[Problem description]: Reproduce the data below in full and exclude every picture.

[Dataset rows]:
---+---

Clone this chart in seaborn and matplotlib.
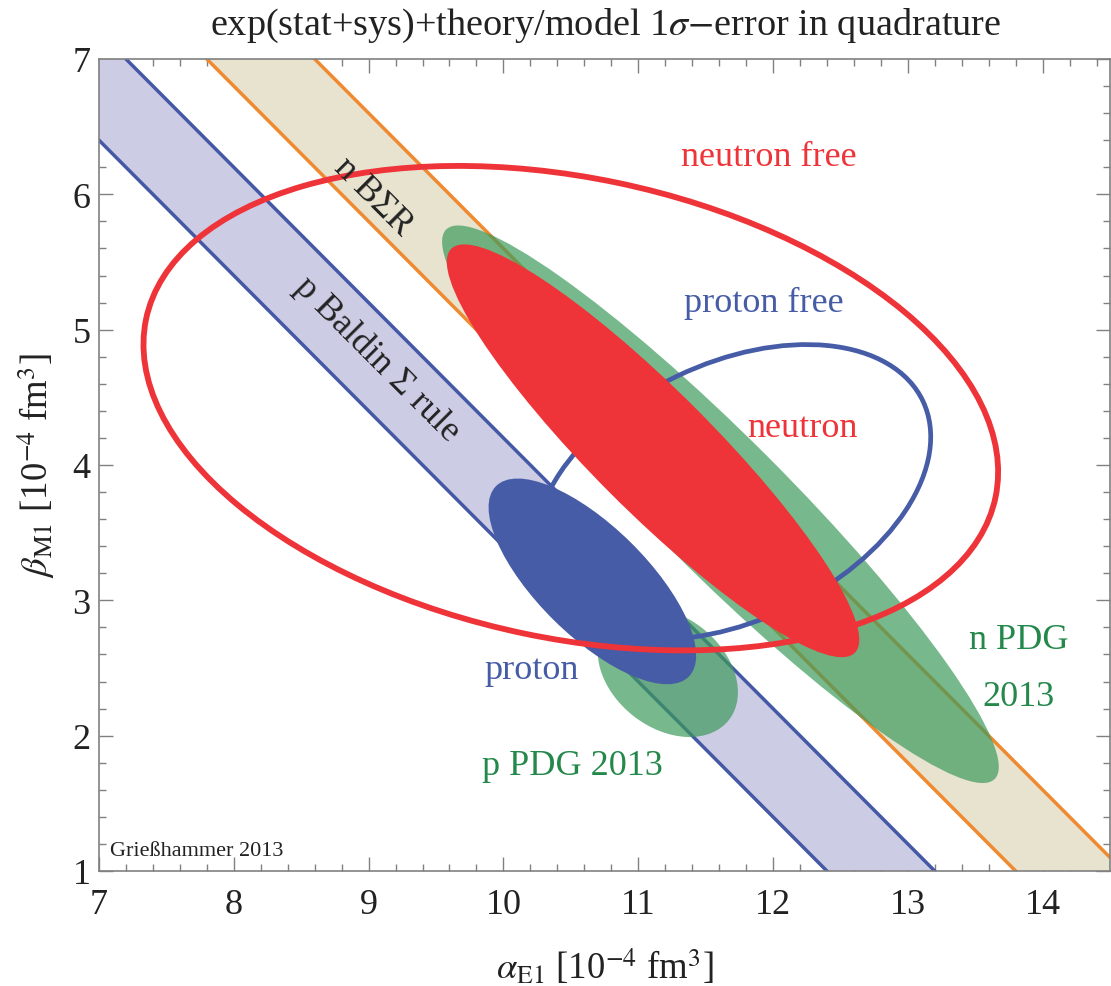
import numpy as np
import matplotlib
matplotlib.use("Agg")
import matplotlib.pyplot as plt
import seaborn as sns
import pandas as pd
from matplotlib.patches import Ellipse
from matplotlib.ticker import MultipleLocator

# ---------------- data ----------------
x_range = [7.0, 14.5]
y_range = [1.0, 7.0]

# Baldin sum rule bands: alpha + beta = centre +- half width
band_names = ["p Baldin Σ rule", "n BΣR"]
band_centre = [13.8, 15.2]
band_halfwidth = [0.4, 0.4]

# 1-sigma error ellipses (centre, sigmas, correlation)
ell_names = ["n PDG 2013", "p PDG 2013", "proton free", "neutron", "proton", "neutron free"]
ell_alpha = [11.61, 11.22, 11.70, 11.11, 10.66, 10.50]
ell_beta = [3.71, 2.47, 3.80, 4.105, 3.14, 4.42]
ell_sig_alpha = [2.065, 0.52, 1.47, 1.53, 0.77, 3.17]
ell_sig_beta = [2.06, 0.48, 1.09, 1.525, 0.76, 1.79]
ell_rho = [-0.942, -0.31, 0.374, -0.915, -0.72, -0.263]

# ---------------- styles ----------------
band_fill = ["#CDCCE5", "#E7E3CF"]
band_edge = ["#4458A6", "#F08A30"]
RED = "#EE3438"
BLUE = "#465CA6"
GREEN_FILL = "#3E9A5C"
GREEN_TXT = "#23884A"
DARK = "#222222"
ell_style = {
    "n PDG 2013": dict(fill=True, fc=GREEN_FILL, alpha=0.7, z=3),
    "p PDG 2013": dict(fill=True, fc=GREEN_FILL, alpha=0.7, z=3),
    "proton free": dict(fill=False, ec=BLUE, lw=3.4, z=4),
    "neutron": dict(fill=True, fc=RED, alpha=1.0, z=5),
    "proton": dict(fill=True, fc=BLUE, alpha=1.0, z=6),
    "neutron free": dict(fill=False, ec=RED, lw=4.2, z=7),
}

sns.set_theme(style="ticks")
plt.rcParams["font.family"] = ["Liberation Serif", "DejaVu Serif"]
plt.rcParams["mathtext.fontset"] = "stix"

W, H = 1111, 987
fig = plt.figure(figsize=(W / 100, H / 100), dpi=100)
ax = fig.add_axes([99 / W, 1 - 872 / H, (1110 - 99) / W, (872 - 60) / H])

# bands
xs = np.array(x_range)
for i, name in enumerate(band_names):
    lo = band_centre[i] - band_halfwidth[i] - xs
    hi = band_centre[i] + band_halfwidth[i] - xs
    ax.fill_between(xs, lo, hi, color=band_fill[i], lw=0, zorder=1)
    df = pd.DataFrame({"a": np.concatenate([xs, xs]),
                       "b": np.concatenate([lo, hi]),
                       "edge": ["lo"] * 2 + ["hi"] * 2})
    sns.lineplot(data=df, x="a", y="b", units="edge", estimator=None,
                 color=band_edge[i], lw=2.5, ax=ax, zorder=2, legend=False)

# ellipses
for i, name in enumerate(ell_names):
    sa, sb, r = ell_sig_alpha[i], ell_sig_beta[i], ell_rho[i]
    cov = np.array([[sa * sa, r * sa * sb], [r * sa * sb, sb * sb]])
    vals, vecs = np.linalg.eigh(cov)
    order = np.argsort(vals)[::-1]
    vals, vecs = vals[order], vecs[:, order]
    ang = np.degrees(np.arctan2(vecs[1, 0], vecs[0, 0]))
    st = ell_style[name]
    if st["fill"]:
        e = Ellipse((ell_alpha[i], ell_beta[i]), 2 * np.sqrt(vals[0]), 2 * np.sqrt(vals[1]),
                    angle=ang, facecolor=st["fc"], edgecolor="none", alpha=st["alpha"],
                    zorder=st["z"])
    else:
        e = Ellipse((ell_alpha[i], ell_beta[i]), 2 * np.sqrt(vals[0]), 2 * np.sqrt(vals[1]),
                    angle=ang, facecolor="none", edgecolor=st["ec"], lw=st["lw"],
                    zorder=st["z"])
    ax.add_patch(e)

# labels in plot
fs = 26
ax.text(11.97, 6.28, "neutron free", color=RED, fontsize=fs, ha="center", va="center", zorder=10)
ax.text(11.93, 5.20, "proton free", color=BLUE, fontsize=fs, ha="center", va="center", zorder=10)
ax.text(12.22, 4.28, "neutron", color=RED, fontsize=fs, ha="center", va="center", zorder=10)
ax.text(10.21, 2.49, "proton", color=BLUE, fontsize=fs, ha="center", va="center", zorder=10)
ax.text(10.51, 1.78, "p PDG 2013", color=GREEN_TXT, fontsize=fs, ha="center", va="center", zorder=10)
ax.text(13.82, 2.71, "n PDG", color=GREEN_TXT, fontsize=fs, ha="center", va="center", zorder=10)
ax.text(13.82, 2.29, "2013", color=GREEN_TXT, fontsize=fs, ha="center", va="center", zorder=10)
ax.text(9.06, 4.79, "p Baldin Σ rule", color=DARK, fontsize=fs, ha="center", va="center",
        rotation=-45, rotation_mode="anchor", zorder=10)
ax.text(9.03, 5.99, "n BΣR", color=DARK, fontsize=fs, ha="center", va="center",
        rotation=-45, rotation_mode="anchor", zorder=10)
ax.text(7.08, 1.12, "Grießhammer 2013", color=DARK, fontsize=16, ha="left",
        va="baseline", zorder=10)

ax.set_xlim(*x_range)
ax.set_ylim(*y_range)
ax.xaxis.set_major_locator(MultipleLocator(1))
ax.yaxis.set_major_locator(MultipleLocator(1))
ax.xaxis.set_minor_locator(MultipleLocator(0.2))
ax.yaxis.set_minor_locator(MultipleLocator(0.2))
ax.tick_params(which="both", direction="in", top=True, right=True, colors="#808080",
               labelcolor=DARK, labelsize=26, width=1.0)
ax.tick_params(which="major", length=10)
ax.tick_params(which="minor", length=5)
ax.tick_params(axis="x", which="major", pad=12)
ax.tick_params(axis="y", which="major", pad=6)
for s in ax.spines.values():
    s.set_color("#808080")
    s.set_linewidth(1.2)
    s.set_zorder(20)

ax.set_xlabel("")
ax.set_ylabel("")
fig.text(605 / W, 1 - 967 / H, r"$\alpha_{\mathrm{E1}}$ [10$^{-4}$ fm$^{3}$]", fontsize=26.5,
         color=DARK, ha="center", va="center")
fig.text(37 / W, 1 - 466 / H, r"$\beta_{\mathrm{M1}}$ [10$^{-4}$ fm$^{3}$]", fontsize=26.5,
         color=DARK, ha="center", va="center", rotation=90)
fig.text(606 / W, 1 - 26 / H, r"exp(stat+sys)+theory/model 1$\sigma{-}$error in quadrature",
         fontsize=27.5, color=DARK, ha="center", va="center")

fig.savefig("out.png", dpi=100)
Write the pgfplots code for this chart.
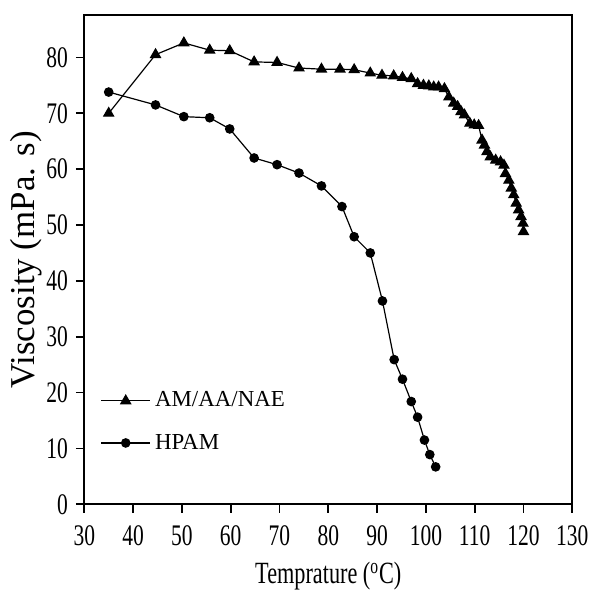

---+---

[Exercise result]:
Clone this chart in seaborn and matplotlib.
import numpy as np
import matplotlib
matplotlib.use("Agg")
import matplotlib.pyplot as plt
import seaborn as sns
import pandas as pd
from matplotlib.patches import Ellipse
from matplotlib.ticker import MultipleLocator

# ---------------- data ----------------
x_range = [7.0, 14.5]
y_range = [1.0, 7.0]

# Baldin sum rule bands: alpha + beta = centre +- half width
band_names = ["p Baldin Σ rule", "n BΣR"]
band_centre = [13.8, 15.2]
band_halfwidth = [0.4, 0.4]

# 1-sigma error ellipses (centre, sigmas, correlation)
ell_names = ["n PDG 2013", "p PDG 2013", "proton free", "neutron", "proton", "neutron free"]
ell_alpha = [11.61, 11.22, 11.70, 11.11, 10.66, 10.50]
ell_beta = [3.71, 2.47, 3.80, 4.105, 3.14, 4.42]
ell_sig_alpha = [2.065, 0.52, 1.47, 1.53, 0.77, 3.17]
ell_sig_beta = [2.06, 0.48, 1.09, 1.525, 0.76, 1.79]
ell_rho = [-0.942, -0.31, 0.374, -0.915, -0.72, -0.263]

# ---------------- styles ----------------
band_fill = ["#CDCCE5", "#E7E3CF"]
band_edge = ["#4458A6", "#F08A30"]
RED = "#EE3438"
BLUE = "#465CA6"
GREEN_FILL = "#3E9A5C"
GREEN_TXT = "#23884A"
DARK = "#222222"
ell_style = {
    "n PDG 2013": dict(fill=True, fc=GREEN_FILL, alpha=0.7, z=3),
    "p PDG 2013": dict(fill=True, fc=GREEN_FILL, alpha=0.7, z=3),
    "proton free": dict(fill=False, ec=BLUE, lw=3.4, z=4),
    "neutron": dict(fill=True, fc=RED, alpha=1.0, z=5),
    "proton": dict(fill=True, fc=BLUE, alpha=1.0, z=6),
    "neutron free": dict(fill=False, ec=RED, lw=4.2, z=7),
}

sns.set_theme(style="ticks")
plt.rcParams["font.family"] = ["Liberation Serif", "DejaVu Serif"]
plt.rcParams["mathtext.fontset"] = "stix"

W, H = 1111, 987
fig = plt.figure(figsize=(W / 100, H / 100), dpi=100)
ax = fig.add_axes([99 / W, 1 - 872 / H, (1110 - 99) / W, (872 - 60) / H])

# bands
xs = np.array(x_range)
for i, name in enumerate(band_names):
    lo = band_centre[i] - band_halfwidth[i] - xs
    hi = band_centre[i] + band_halfwidth[i] - xs
    ax.fill_between(xs, lo, hi, color=band_fill[i], lw=0, zorder=1)
    df = pd.DataFrame({"a": np.concatenate([xs, xs]),
                       "b": np.concatenate([lo, hi]),
                       "edge": ["lo"] * 2 + ["hi"] * 2})
    sns.lineplot(data=df, x="a", y="b", units="edge", estimator=None,
                 color=band_edge[i], lw=2.5, ax=ax, zorder=2, legend=False)

# ellipses
for i, name in enumerate(ell_names):
    sa, sb, r = ell_sig_alpha[i], ell_sig_beta[i], ell_rho[i]
    cov = np.array([[sa * sa, r * sa * sb], [r * sa * sb, sb * sb]])
    vals, vecs = np.linalg.eigh(cov)
    order = np.argsort(vals)[::-1]
    vals, vecs = vals[order], vecs[:, order]
    ang = np.degrees(np.arctan2(vecs[1, 0], vecs[0, 0]))
    st = ell_style[name]
    if st["fill"]:
        e = Ellipse((ell_alpha[i], ell_beta[i]), 2 * np.sqrt(vals[0]), 2 * np.sqrt(vals[1]),
                    angle=ang, facecolor=st["fc"], edgecolor="none", alpha=st["alpha"],
                    zorder=st["z"])
    else:
        e = Ellipse((ell_alpha[i], ell_beta[i]), 2 * np.sqrt(vals[0]), 2 * np.sqrt(vals[1]),
                    angle=ang, facecolor="none", edgecolor=st["ec"], lw=st["lw"],
                    zorder=st["z"])
    ax.add_patch(e)

# labels in plot
fs = 26
ax.text(11.97, 6.28, "neutron free", color=RED, fontsize=fs, ha="center", va="center", zorder=10)
ax.text(11.93, 5.20, "proton free", color=BLUE, fontsize=fs, ha="center", va="center", zorder=10)
ax.text(12.22, 4.28, "neutron", color=RED, fontsize=fs, ha="center", va="center", zorder=10)
ax.text(10.21, 2.49, "proton", color=BLUE, fontsize=fs, ha="center", va="center", zorder=10)
ax.text(10.51, 1.78, "p PDG 2013", color=GREEN_TXT, fontsize=fs, ha="center", va="center", zorder=10)
ax.text(13.82, 2.71, "n PDG", color=GREEN_TXT, fontsize=fs, ha="center", va="center", zorder=10)
ax.text(13.82, 2.29, "2013", color=GREEN_TXT, fontsize=fs, ha="center", va="center", zorder=10)
ax.text(9.06, 4.79, "p Baldin Σ rule", color=DARK, fontsize=fs, ha="center", va="center",
        rotation=-45, rotation_mode="anchor", zorder=10)
ax.text(9.03, 5.99, "n BΣR", color=DARK, fontsize=fs, ha="center", va="center",
        rotation=-45, rotation_mode="anchor", zorder=10)
ax.text(7.08, 1.12, "Grießhammer 2013", color=DARK, fontsize=16, ha="left",
        va="baseline", zorder=10)

ax.set_xlim(*x_range)
ax.set_ylim(*y_range)
ax.xaxis.set_major_locator(MultipleLocator(1))
ax.yaxis.set_major_locator(MultipleLocator(1))
ax.xaxis.set_minor_locator(MultipleLocator(0.2))
ax.yaxis.set_minor_locator(MultipleLocator(0.2))
ax.tick_params(which="both", direction="in", top=True, right=True, colors="#808080",
               labelcolor=DARK, labelsize=26, width=1.0)
ax.tick_params(which="major", length=10)
ax.tick_params(which="minor", length=5)
ax.tick_params(axis="x", which="major", pad=12)
ax.tick_params(axis="y", which="major", pad=6)
for s in ax.spines.values():
    s.set_color("#808080")
    s.set_linewidth(1.2)
    s.set_zorder(20)

ax.set_xlabel("")
ax.set_ylabel("")
fig.text(605 / W, 1 - 967 / H, r"$\alpha_{\mathrm{E1}}$ [10$^{-4}$ fm$^{3}$]", fontsize=26.5,
         color=DARK, ha="center", va="center")
fig.text(37 / W, 1 - 466 / H, r"$\beta_{\mathrm{M1}}$ [10$^{-4}$ fm$^{3}$]", fontsize=26.5,
         color=DARK, ha="center", va="center", rotation=90)
fig.text(606 / W, 1 - 26 / H, r"exp(stat+sys)+theory/model 1$\sigma{-}$error in quadrature",
         fontsize=27.5, color=DARK, ha="center", va="center")

fig.savefig("out.png", dpi=100)
Write the pgfplots code for this chart.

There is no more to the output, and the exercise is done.